If you are using OmniCenter in an HA configuration and you wish to collect log statistics (syslog, event logs, etc.), this must be done using a service engine running the OmniCenter Log Collector service. As with traffic flow monitoring, the deployed service engine must not be within the HA cluster.
While HA is operational, the master will be continuously synchronizing its configuration settings to the slave so that the slave will be ready to take over production services immediately (called a failover), should the master fail. A failure of the master will immediately cause the slave to check and see if the master is still a member of the HA cluster. If not, the slave will wait for 60 seconds and then check again. If the master is still not present, the slave will check for quorum with the arbitrator. If quorum exists, the slave enters the TAKEOVER state and takes over production services. Once a failover has occurred, even if the master rejoins the cluster, it will not resume control of production services. HA must be reinitialized manually (repair the issue, bring up the master and click the Initialize HA button). Note: This process runs the entire HA initialization process over again. So, however long it took the first time, expect initialization to take at least that long now.

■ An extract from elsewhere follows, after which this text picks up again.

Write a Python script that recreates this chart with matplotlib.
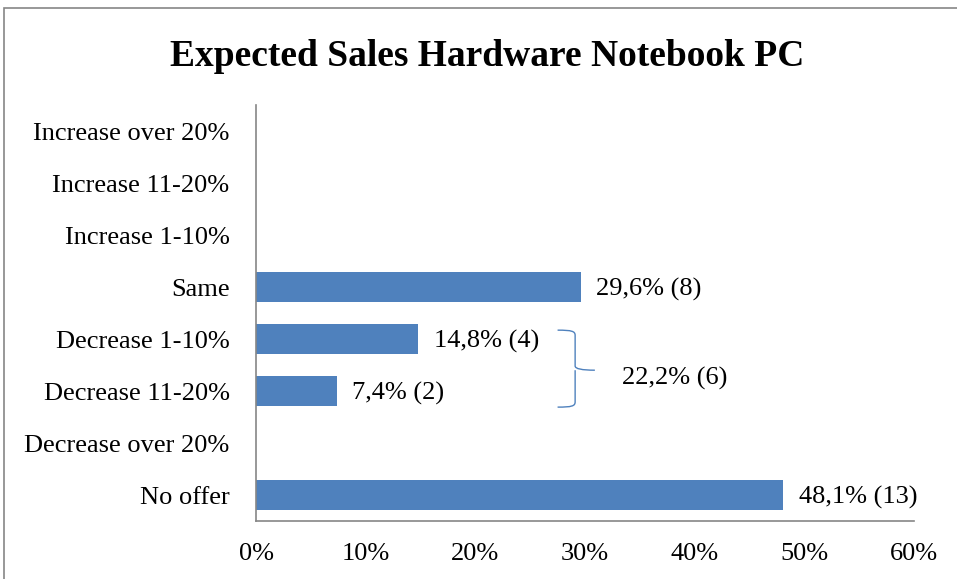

While the master is in the ACTIVE state (above), a failure of the slave won’t affect monitoring, but will cause HA capability to be lost (since the slave is the backup appliance). A failure of the arbitrator won’t affect anything, until a failure of the master also occurs. At which point, there will be a total HA failure—since the master will have failed and the slave will not attempt to take over if it is the only member of the cluster.
If, during a failure, the master is not available on the network (link down, crash, etc.), the slave will not be able to write updates to the historical data files of the master. This means that if a failure occurs, there will typically be a gap in historical data for the entire time the master was down. However, if the master again becomes available on the network, the slave will try to write updates to its RRDs. The master will not, however, attempt to resume control of production services.